I nemici di Cristo eucaristico sono gli indifferenti, quelli che passano e non s’importano del grande mistero del Dio che si fa uomo e rimane con noi ad aspettarci, chiamarci, accoglierci nel suo core divinissimamente misericorde, cioè infinitamente disposto ad abbracciarci e a perdonarci. Dell’indifferentismo e di tutte le conseguenze che porta, massime e ben rilevabili sul piano concreto dei comportamenti, sono cause primarie il decadimento della vita familiare, la rilassatezza dell’educazione scolastica, le tendenze alla burocratizzazione e al managerialismo nella conduzione della vita ecclesiale a livello diocesano e parrocchiale: la famiglia, la scuola e la chiesa sono tre istituti in continua decadenza, come si rileva senza alcuna difficoltà dai frutti che danno, certamente non del tutto soddisfacenti, sul piano della formazione giovanile.

Ce ne rendiamo conto, se ci fermiamo a considerare quale rapporto i giovani abbiano con l’eucaristia. L’esame della crisi che vivono oggi la famiglia, la scuola e la chiesa nel settore comporterebbe svolgimenti dettagliati e di consistente spessore. Comunque, l’assenza di ogni forma di catechesi eucaristica, per quanto riguarda la vita ecclesiale cattolica, e l’abbandono delle pratiche devozionali della tradizione stanno portando ad un disamore ingiurioso nei riguardi del divinissimo sacramento. Il ragazzo, in effetti, fatta la prima comunione, nella generalità dei casi diventata un’occasione festaiola sempre più di marca laica, abbandona l’eucaristia, com'è facile rilevare dall'assenza degli adolescenti e dei giovani alla frequenza dei sacramenti. Indubbiamente in questa direzione ha nuociuto il declassamento registratosi nel mondo ecclesiastico dell’organizzazione dell’azione cattolica giovanile, strumento e sostegno sostanzioso della gerarchia nel campo della formazione religiosa, della vita di preghiera, dell’impegno apostolico e della dedizione al papa e alla Chiesa fino al sacrificio dei laici cattolici, e oltretutto fucina di buona cultura anche sociale e politica e serbatoio, purtroppo esaurito, di energie sane per il governo corretto dei poteri pubblico, amministrativo, imprenditoriale, professionale, sindacale e culturale ad ogni livello. Il concilio e il postconcilio, con le confusioni che hanno determinato, non hanno certo aiutato a schiarire l’orizzonte.

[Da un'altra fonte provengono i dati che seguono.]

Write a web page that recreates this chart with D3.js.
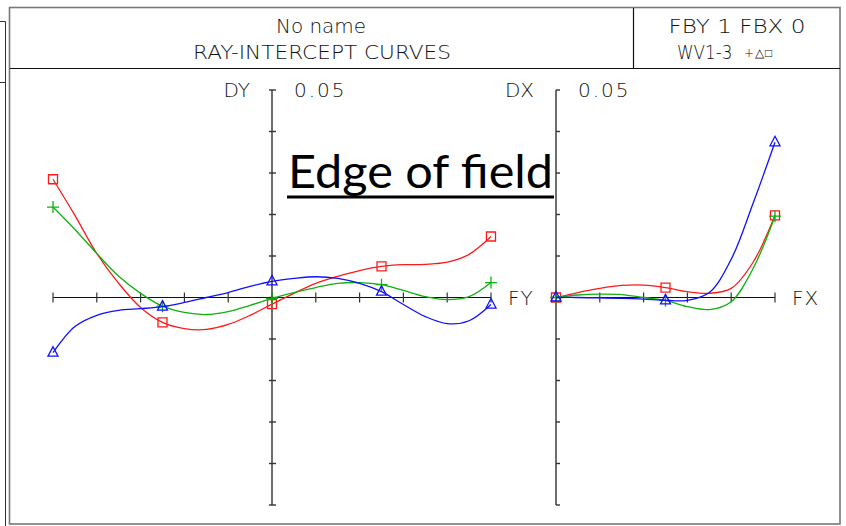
<!DOCTYPE html>
<html>
<head>
<meta charset="utf-8">
<script src="https://cdn.jsdelivr.net/npm/d3@7"></script>
<style>
  body { margin: 0; background: #fff; }
  svg text { font-family: "DejaVu Sans", sans-serif; font-weight: 200; fill: #111; }
</style>
</head>
<body>
<div id="chart-area"></div>
<script>
// ray fan samples
const fyValues = [-1, -0.9, -0.8, -0.7, -0.6, -0.5, -0.4, -0.3, -0.2, -0.1, 0, 0.1, 0.2, 0.3, 0.4, 0.5, 0.6, 0.7, 0.8, 0.9, 1];
const dyRed = [0.0285, 0.0198, 0.0106, 0.0034, -0.0024, -0.0060, -0.0075, -0.0077, -0.0065, -0.0043, -0.0016, 0.0010, 0.0034, 0.0051, 0.0065, 0.0075, 0.0079, 0.0080, 0.0085, 0.0104, 0.0147];
const dyGreen = [0.0218, 0.0164, 0.0106, 0.0051, 0.0010, -0.0021, -0.0036, -0.0041, -0.0034, -0.0019, -0.0002, 0.0012, 0.0024, 0.0034, 0.0036, 0.0031, 0.0017, 0.0002, -0.0005, 0.0002, 0.0036];
const dyBlue = [-0.0133, -0.0070, -0.0043, -0.0031, -0.0027, -0.0022, -0.0012, 0, 0.0012, 0.0027, 0.0039, 0.0046, 0.0050, 0.0046, 0.0034, 0.0014, -0.0017, -0.0046, -0.0063, -0.0056, -0.0017];

const fxValues = [0, 0.1, 0.2, 0.3, 0.4, 0.5, 0.6, 0.7, 0.8, 0.9, 1];
const dxRed = [0, 0.0012, 0.0022, 0.0029, 0.0030, 0.0024, 0.0014, 0.0010, 0.0022, 0.0085, 0.0198];
const dxGreen = [0, 0.0006, 0.0008, 0.0007, 0, -0.0007, -0.0022, -0.0029, -0.0010, 0.0070, 0.0196];
const dxBlue = [0, 0, -0.0001, -0.0002, -0.0004, -0.0007, -0.0007, 0.0012, 0.0092, 0.0227, 0.0374];

const markerStep = 5; // markers every 5th sample
const axisMax = 0.05;

const colors = { red: "#ff1a1a", green: "#10b010", blue: "#1010ff" };

const svg = d3.select("#chart-area").append("svg")
  .attr("width", 846)
  .attr("height", 526);

// frames
svg.append("rect")
  .attr("x", 9.5).attr("y", 7.5)
  .attr("width", 830.5).attr("height", 516.5)
  .attr("fill", "none").attr("stroke", "#777").attr("stroke-width", 1.6);
svg.append("line").attr("x1", 10).attr("x2", 840).attr("y1", 68.5).attr("y2", 68.5)
  .attr("stroke", "#111").attr("stroke-width", 1.2);
svg.append("line").attr("x1", 633.5).attr("x2", 633.5).attr("y1", 8).attr("y2", 68.5)
  .attr("stroke", "#111").attr("stroke-width", 1.2);
svg.append("path").attr("d", "M0,21.5H5.5V526 M0,82.5H5.5")
  .attr("fill", "none").attr("stroke", "#333").attr("stroke-width", 1);

// header
const headerText = (x, y, size, len, txt, anchor) => svg.append("text")
  .attr("x", x).attr("y", y)
  .attr("text-anchor", anchor || "start")
  .attr("font-size", size)
  .attr("textLength", len)
  .attr("lengthAdjust", "spacingAndGlyphs")
  .text(txt);

headerText(321, 33, 20, 90, "No name", "middle");
headerText(322, 59, 20, 258, "RAY-INTERCEPT CURVES", "middle");
headerText(737, 33, 20, 137, "FBY 1 FBX 0", "middle");
svg.append("text")
  .attr("transform", "translate(677,59) scale(0.84,1)")
  .attr("font-size", 20)
  .text("WV1-3");
svg.append("text")
  .attr("x", 744).attr("y", 57)
  .attr("font-size", 12).attr("letter-spacing", 1)
  .text("+△□");

const lineWidth = 1.3;

const drawPanel = (cfg) => {
  const { x, y, xs, series, twoSided, xLabel, yLabel } = cfg;
  const g = svg.append("g");
  const x0 = x(0);
  const y0 = y(0);

  // vertical axis
  g.append("line")
    .attr("x1", x0).attr("x2", x0)
    .attr("y1", y(axisMax)).attr("y2", y(-axisMax))
    .attr("stroke", "#6e6e6e").attr("stroke-width", 2);
  g.selectAll(".ytick").data(y.ticks(10)).enter().append("line")
    .attr("x1", twoSided ? x0 - 3 : x0)
    .attr("x2", x0 + 4)
    .attr("y1", d => y(d)).attr("y2", d => y(d))
    .attr("stroke", "#333").attr("stroke-width", 1.4);

  // horizontal axis
  const [xa, xb] = x.domain();
  g.append("line")
    .attr("x1", x(xa)).attr("x2", x(xb))
    .attr("y1", y0).attr("y2", y0)
    .attr("stroke", "#111").attr("stroke-width", 1.2);
  g.selectAll(".xtick").data(x.ticks(twoSided ? 10 : 5)).enter().append("line")
    .attr("x1", d => x(d)).attr("x2", d => x(d))
    .attr("y1", y0 - 5).attr("y2", y0 + 5)
    .attr("stroke", "#333").attr("stroke-width", 1.2);

  g.append("text").attr("x", x0 - 22).attr("y", 97).attr("text-anchor", "end")
    .attr("font-size", 20).text(yLabel);
  g.append("text").attr("x", x0 + 22).attr("y", 97)
    .attr("font-size", 20).attr("letter-spacing", 2).text("0.05");
  g.append("text").attr("x", x(xb) + 17).attr("y", 305)
    .attr("font-size", 20).attr("letter-spacing", 1).text(xLabel);

  const line = d3.line()
    .x((d, i) => x(xs[i]))
    .y(d => y(d))
    .curve(d3.curveCatmullRom.alpha(0.5));

  series.forEach(s => {
    g.append("path")
      .attr("d", line(s.values))
      .attr("fill", "none")
      .attr("stroke", s.color)
      .attr("stroke-width", lineWidth);

    const marks = s.values
      .map((v, i) => ({ fx: xs[i], v }))
      .filter((d, i) => i % markerStep === 0);

    g.selectAll(null).data(marks).enter().append("path")
      .attr("transform", d => `translate(${x(d.fx)},${y(d.v)})`)
      .attr("d", s.shape)
      .attr("fill", "none")
      .attr("stroke", s.color)
      .attr("stroke-width", 1.3);
  });
};

const plusShape = "M-6,0H6M0,-6V6";
const triShape = "M0,-6L5,3.5H-5Z";
const squareShape = "M-4.5,-4.5H4.5V4.5H-4.5Z";

const yScale = d3.scaleLinear().domain([-axisMax, axisMax]).range([505, 90]);

drawPanel({
  x: d3.scaleLinear().domain([-1, 1]).range([53, 491]),
  y: yScale,
  xs: fyValues,
  twoSided: true,
  xLabel: "FY",
  yLabel: "DY",
  series: [
    { values: dyRed, color: colors.red, shape: squareShape },
    { values: dyGreen, color: colors.green, shape: plusShape },
    { values: dyBlue, color: colors.blue, shape: triShape },
  ],
});

drawPanel({
  x: d3.scaleLinear().domain([0, 1]).range([556, 775]),
  y: yScale,
  xs: fxValues,
  twoSided: false,
  xLabel: "FX",
  yLabel: "DX",
  series: [
    { values: dxRed, color: colors.red, shape: squareShape },
    { values: dxGreen, color: colors.green, shape: plusShape },
    { values: dxBlue, color: colors.blue, shape: triShape },
  ],
});

// annotation
svg.append("text")
  .attr("x", 288).attr("y", 188)
  .attr("textLength", 265).attr("lengthAdjust", "spacingAndGlyphs")
  .style("font-family", "Lato, 'Open Sans', sans-serif")
  .style("font-weight", 400)
  .style("fill", "#000")
  .attr("font-size", 46)
  .text("Edge of field");
svg.append("line")
  .attr("x1", 287).attr("x2", 554).attr("y1", 197).attr("y2", 197)
  .attr("stroke", "#000").attr("stroke-width", 3);
</script>
</body>
</html>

E quanti si definiscono laici in completa autonomia rispetto ai chierici non sono nemici dell’eucaristia? Dice Benedetto XVI, e lo ripeto con rispetto: «La laicità invocata degenera in laicismo e sembra essere quasi l’emblema qualificante della postmodernità, in particolare della moderna democrazia». Il principio di laicità: una confusione di idee e di propositi. Ho scritto altra volta che laicità è un termine che ha bisogno di essere declinato, per non essere confinato solo nelle dispute ideologiche, secondo specifiche condizioni di uso con riferimento alla tradizione culturale e ai costumi di vita di ciascuna comunità. Quando don Salvatore D’Angelo, fondatore del «Villaggio dei Ragazzi» di Maddaloni, mi telefonava, amava dire: «Il laico don Salvatore saluta il clericale Gaetano». Scherzava, ma il fatto per nulla mi dispiaceva.

A parte ogni etichettatura, la libertà di giudizio che dà Dio non si rifà a ideologie o dottrine in qualche modo condizionanti. È la libertà dei figli, riscattataci da Cristo Signore per noi crocifisso e con noi presente ogni giorno nel santissimo sacramento dell’eucaristia. Mane nobiscum, Domine: gridarono i discepoli del Vangelo. Ti saluto e ti ringrazio, Cristo nelle sacre specie, farmaco d’immortalità; con noi sei rimasto a farci dono della libertà ogni attimo. Sei la fonte della libertà. Ci hai liberati, perché restassimo liberi. C’è libertà dove c’è lo Spirito del Signore, c’è libertà nella sorgente dove tu t’immoli nel mistero dell’eucaristia in una totale comunione con lo Spirito Santo che il Padre ti dà senza misura.